Martin Riseley (born 10 February 1969 in Christchurch, New Zealand) is a violinist and Head of Strings (violin) at the New Zealand School of Music. Formerly, he was concertmaster of the Edmonton Symphony Orchestra.

Riseley began violin studies at age 6, and gave his first solo concert at age 10. He studied with Carl Pini, Dorothy DeLay, and Felix Galimir. He graduated from the Juilliard School in 1996 with a Doctorate of Musical Arts.

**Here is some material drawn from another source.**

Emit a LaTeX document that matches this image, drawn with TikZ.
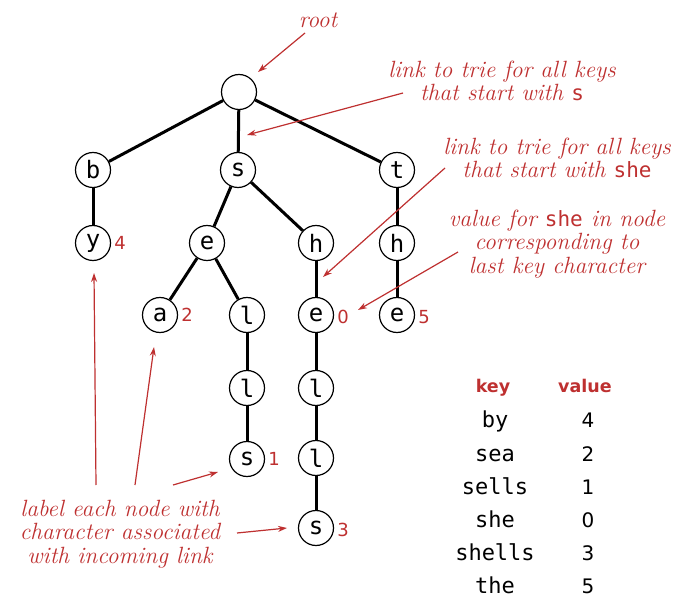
\documentclass[tikz,border=0pt]{standalone}
\usepackage{fontspec}
\newfontfamily\monof{DejaVu Sans Mono}
\newfontfamily\sansf{DejaVu Sans}
\usetikzlibrary{arrows.meta}
\definecolor{annot}{RGB}{190,48,48}
\newcommand{\cd}[1]{{\upshape\monof\fontsize{21}{21}\selectfont #1}}
\begin{document}
\begin{tikzpicture}[x=1pt,y=-1pt,
  tnode/.style={circle,draw,line width=1.2pt,minimum size=35pt,inner sep=0pt,font=\monof\fontsize{24}{24}\selectfont},
  link/.style={line width=3pt},
  ann/.style={draw=annot,line width=1.2pt,-{Stealth[length=9pt,width=6pt]}},
  anntext/.style={text=annot,font=\itshape\addfontfeatures{FakeBold=0.4}\fontsize{23.5}{23.5}\selectfont,align=center,inner sep=0pt},
  val/.style={text=annot,font=\sansf\fontsize{18}{18}\selectfont,anchor=west,inner sep=0pt},
  thead/.style={text=annot,font=\sansf\bfseries\fontsize{17.5}{17.5}\selectfont,anchor=base,inner sep=0pt},
  tcell/.style={font=\monof\fontsize{22}{22}\selectfont,anchor=base,inner sep=0pt},
  tval/.style={font=\sansf\fontsize{20}{20}\selectfont,anchor=base,inner sep=0pt}
]
\useasboundingbox (0,0) rectangle (673,599);
% trie nodes
\node[tnode] (root) at (239,92) {};
\node[tnode] (b) at (93,170) {b};
\node[tnode] (s) at (238,170) {s};
\node[tnode] (t) at (397,170) {t};
\node[tnode] (y) at (93,243) {y};
\node[tnode] (e1) at (207,243) {e};
\node[tnode] (h1) at (316,243) {h};
\node[tnode] (h2) at (397,243) {h};
\node[tnode] (a) at (160,315) {a};
\node[tnode] (l1) at (247,315) {l};
\node[tnode] (e2) at (316,315) {e};
\node[tnode] (e3) at (397,315) {e};
\node[tnode] (l2) at (247,388) {l};
\node[tnode] (l3) at (316,388) {l};
\node[tnode] (s1) at (247,459) {s};
\node[tnode] (l4) at (316,458) {l};
\node[tnode] (s2) at (316,528) {s};
% links
\draw[link] (root) -- (b);
\draw[link] (root) -- (s);
\draw[link] (root) -- (t);
\draw[link] (b) -- (y);
\draw[link] (s) -- (e1);
\draw[link] (s) -- (h1);
\draw[link] (t) -- (h2);
\draw[link] (e1) -- (a);
\draw[link] (e1) -- (l1);
\draw[link] (h1) -- (e2);
\draw[link] (h2) -- (e3);
\draw[link] (l1) -- (l2);
\draw[link] (l2) -- (s1);
\draw[link] (e2) -- (l3);
\draw[link] (l3) -- (l4);
\draw[link] (l4) -- (s2);
% values
\node[val] (v4) at ([xshift=3pt]y.east) {4};
\node[val] (v2) at ([xshift=3pt]a.east) {2};
\node[val] (v0) at ([xshift=3pt,yshift=-2pt]e2.east) {0};
\node[val] (v5) at ([xshift=3pt,yshift=-2pt]e3.east) {5};
\node[val] (v1) at ([xshift=3pt]s1.east) {1};
\node[val] (v3) at ([xshift=3pt,yshift=-2pt]s2.east) {3};
% annotations
\node[anntext] (troot) at (318,20) {root};
\node[anntext] (tslink) at (502,81) {link to trie for all keys\\that start with \cd{s}};
\node[anntext] (tshe) at (557,158) {link to trie for all keys\\that start with \cd{she}};
\node[anntext] (tval) at (557,244) {value for \cd{she} in node\\corresponding to\\last key character};
\node[anntext] (tlabel) at (120,534) {label each node with\\character associated\\with incoming link};
\coordinate (r0) at (305,33); \coordinate (r1) at (258,72);
\coordinate (sl0) at (403,93); \coordinate (sl1) at (247,135);
\coordinate (sh0) at (445,168); \coordinate (sh1) at (323,277);
\coordinate (va0) at (458,252); \coordinate (va1) at (358,310);
\coordinate (b0) at (96,485); \coordinate (b1) at (94,273);
\coordinate (c0) at (135,485); \coordinate (c1) at (154,347);
\coordinate (d0) at (173,485); \coordinate (d1) at (218,472);
\coordinate (f0) at (237,533); \coordinate (f1) at (287,528);
\draw[ann] (r0) -- (r1);
\draw[ann] (sl0) -- (sl1);
\draw[ann] (sh0) -- (sh1);
\draw[ann] (va0) -- (va1);
\draw[ann] (b0) -- (b1);
\draw[ann] (c0) -- (c1);
\draw[ann] (d0) -- (d1);
\draw[ann] (f0) -- (f1);
% table
\node[thead] (hk) at (493,392) {key};
\node[thead] (hv) at (585,392) {value};
\node[tcell] (k1) at (495,427) {by};
\node[tcell] (k2) at (495,461) {sea};
\node[tcell] (k3) at (495,494) {sells};
\node[tcell] (k4) at (495,527) {she};
\node[tcell] (k5) at (495,560) {shells};
\node[tcell] (k6) at (495,593) {the};
\node[tval] (w1) at (588,427) {4};
\node[tval] (w2) at (588,461) {2};
\node[tval] (w3) at (588,494) {1};
\node[tval] (w4) at (588,527) {0};
\node[tval] (w5) at (588,560) {3};
\node[tval] (w6) at (588,593) {5};
\end{tikzpicture}
\end{document}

In August 1994, Riseley was appointed concertmaster of the Edmonton Symphony Orchestra, a position he held until August 2010. He has performed the North American premieres of the violin concerto The Bulls of Bashan by Gavin Bryars, and the Violin Concerto (2002) by Allan Gilliland. He performed regularly as soloist with the ESO, in a variety of major concerti.

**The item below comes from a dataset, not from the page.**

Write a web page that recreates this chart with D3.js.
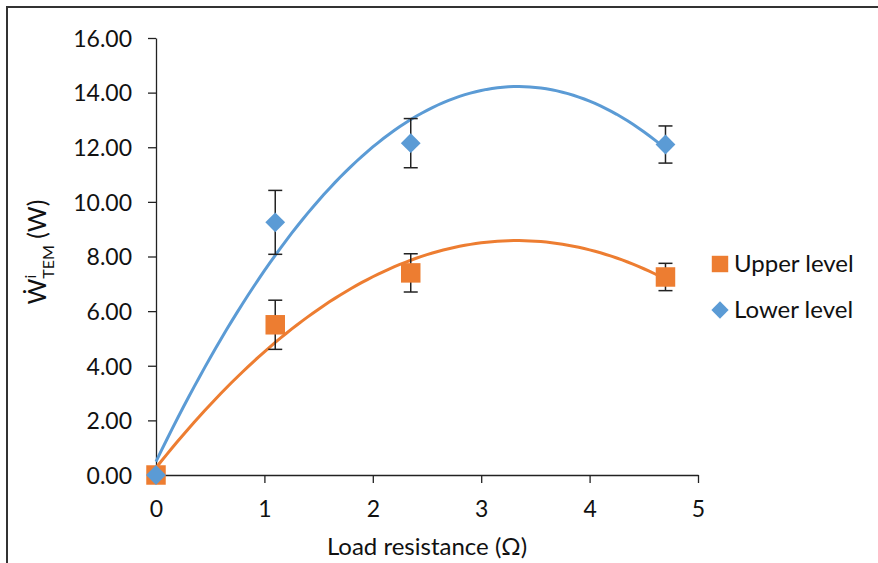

In 2010 he returned to New Zealand, taking a teaching position at the New Zealand School of Music, the same year he was also appointed Concertmaster of the Christchurch Symphony Orchestra.
He served as Interim Associate Concertmaster of the National Arts Centre Orchestra (2002–2003), and was guest concertmaster of the New Zealand Symphony Orchestra in 2003.

He has two daughters, Emma (2000), and Izzie (2004). They both played violin for many years.